Business ROI, risk mitigation, and the role of AI-assisted ERP
The business ROI of a better control model is usually found in fewer manual interventions, faster cycle times, lower reconciliation effort, improved inventory accuracy, stronger on-time execution, and more reliable management reporting. It also appears in reduced key-person dependency. When control logic is embedded in the ERP, the business becomes less reliant on tribal knowledge and spreadsheet custodians. Risk mitigation improves because governance is visible, repeatable, and easier to audit. Security and compliance also benefit when access rights, approval thresholds, and document controls are aligned to policy rather than informal practice.

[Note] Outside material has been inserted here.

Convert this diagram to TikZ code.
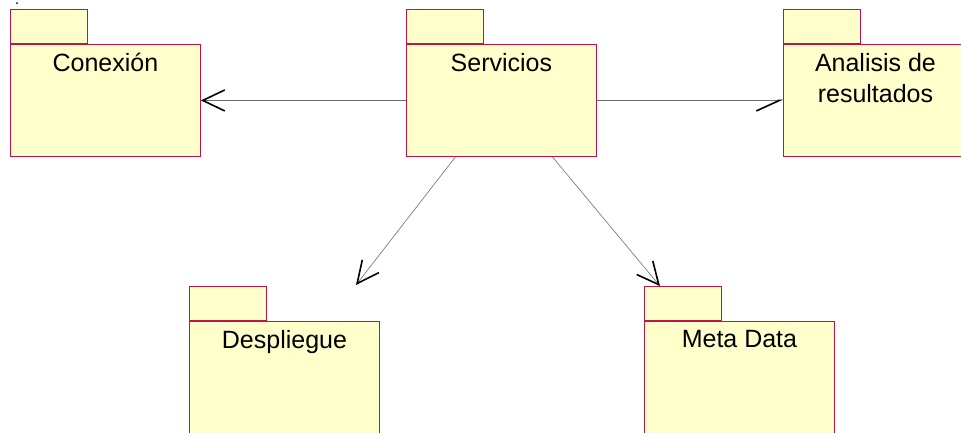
\documentclass[tikz,border=0pt]{standalone}
\usepackage{fontspec}
\setmainfont{Liberation Sans}
\usepackage{tikz}
\usetikzlibrary{arrows.meta,positioning}
\definecolor{pkgfill}{RGB}{255,255,204}
\definecolor{pkgline}{RGB}{190,20,70}
\definecolor{depline}{RGB}{110,110,110}
\tikzset{
  pkg/.style={draw=pkgline, fill=pkgfill, line width=0.9pt, anchor=north west, inner sep=0pt,
              minimum width=190pt, minimum height=112pt},
  pkgtab/.style={draw=pkgline, fill=pkgfill, line width=0.9pt, anchor=south west, inner sep=0pt,
                 minimum width=77pt, minimum height=34pt},
  pkgname/.style={inner sep=0pt, align=center, font=\fontsize{25}{31}\selectfont},
  dep/.style={draw=depline, line width=0.6pt,
              -{Straight Barb[length=22pt, width=21pt, line width=1.6pt, color=black]}},
  halfdep/.style={draw=depline, line width=0.6pt,
              -{Straight Barb[right, length=23pt, width=21pt, line width=1.6pt, color=black]}}
}

\begin{document}
\begin{tikzpicture}[x=1pt, y=-1pt]
\useasboundingbox (0,0) rectangle (961,432);
\fill (17,3) circle (1pt);
% top row
\node[pkgtab] (contab) at (10,44) {};
\node[pkg] (con) at (10,44) {};
\node[pkgname, below=9pt of con.north] (conname) {Conexión};
\node[pkgtab] (servtab) at (406,44) {};
\node[pkg] (serv) at (406,44) {};
\node[pkgname, below=9pt of serv.north] (servname) {Servicios};
\node[pkgtab] (anatab) at (783,44) {};
\node[pkg] (ana) at (783,44) {};
\node[pkgname, below=9pt of ana.north, xshift=-3pt] (ananame) {Analisis de\\resultados};
% bottom row
\node[pkgtab] (desptab) at (189,321) {};
\node[pkg] (desp) at (189,321) {};
\node[pkgname, below=9pt of desp.north] (despname) {Despliegue};
\node[pkgtab] (metatab) at (644,321) {};
\node[pkg] (meta) at (644,321) {};
\node[pkgname, below=9pt of meta.north] (metaname) {Meta Data};
% dependencies
\coordinate (desptip) at (356,285);
\coordinate (metatip) at ([xshift=16pt]metatab.north west);
\draw[dep] (serv.west) -- (con.east);
\draw[halfdep] (serv.east) -- (ana.west);
\draw[dep] ([xshift=-46pt]serv.south) -- (desptip);
\draw[dep] ([xshift=51pt]serv.south) -- (metatip);
\end{tikzpicture}
\end{document}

AI-assisted ERP should be approached as a force multiplier for mature controls, not as a substitute for them. In manufacturing, AI can help prioritize exceptions, surface anomalies, improve forecasting inputs, and support decision support scenarios. But if master data is weak and workflows are inconsistent, AI will amplify noise rather than insight. The right sequence is governance first, automation second, AI augmentation third. Manufacturers that follow this order are better positioned to use business intelligence and AI responsibly, with clearer accountability and stronger operational resilience.
Executive Conclusion
Manufacturing ERP control models should make growth easier to govern, not harder to administer. The most effective designs standardize what must be controlled, automate what is repeatable, and localize only what is operationally necessary. In Odoo ERP, that means selecting applications based on control outcomes, building governance into master data and workflows, and choosing a cloud operating model that supports visibility, resilience, and disciplined change. For CIOs, CTOs, enterprise architects, and implementation partners, the strategic priority is not more approvals or more dashboards. It is a cleaner decision architecture. Manufacturers that get this right can scale plants, products, and customer commitments with less friction, better reporting, and stronger confidence in execution.